Если бы не пятничные лекции в «Клубе», такой игнор со стороны чиновников наверняка сильно деморализовал бы художников. Эти лекции заставляли их мыслить намного шире своих обид на официальный мир искусства и даже шире живописи и скульптуры как таковых, проникая в самую суть и природу творчества. «Это было сродни принадлежности к какой-то церкви, — говорил Ларри о тех посиделках[1043]

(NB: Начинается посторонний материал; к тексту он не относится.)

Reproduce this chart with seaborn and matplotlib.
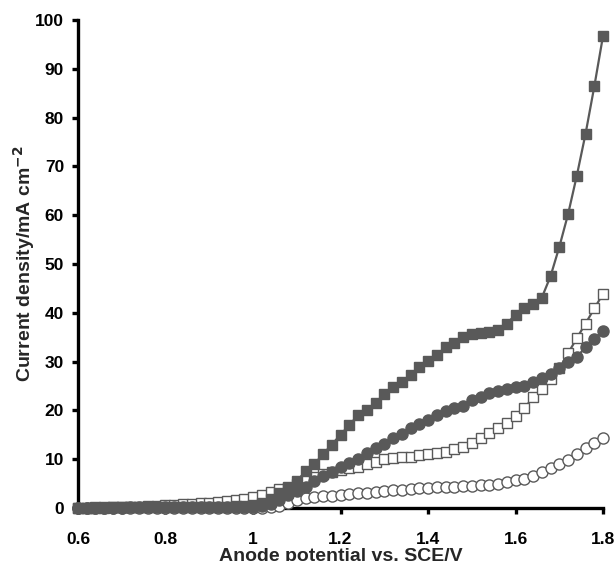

. — В результате этих дискуссий у меня создавалось впечатление, что существует целый ряд эстетических выборов, такой себе эстетический спектр. И то, что ты делаешь в своем творчестве, имеет в этом спектре конкретное место»[1044]. Тут стоит сказать, что эти легендарные заседания «Клуба» начались непреднамеренно, из-за одного случайного приглашения, которое Элен де Кунинг превратила в большее[1045].В прошлом дискуссии пятничными вечерами предлагали и Ганс Гофман, и школа Мазервелла, и «Студия 35», однако члены — основатели «Клуба» не желали в них участвовать. С их точки зрения это были слишком организованные, официозные мероприятия. Главной же идеей при создании «Клуба» было предоставление художникам места для неформального обмена идеями[1046]
.И вот однажды осенним вечером 1949 года, когда несколько членов «Клуба» сидели перед камином, занятые именно таким разговором, приехала Элен с философом Уильямом Барреттом (который называл ее «самым живым духом этой группы, постоянно придумывавшим всевозможные программы и развлечения»[1047]
).Барретт специализировался на экзистенциализме — на теме, очень живо интересовавшей художников из Даунтауна. Они задали философу несколько вопросов, он ответил на них и продолжил говорить. Будучи профессором Нью-Йоркского университета, он привык выступать перед аудиторией и, рассказывая им о том, что было им интересно, по сути, прочел лекцию. Художники слушали затаив дыхание, как философ описывал идеи, над которыми работал в то время.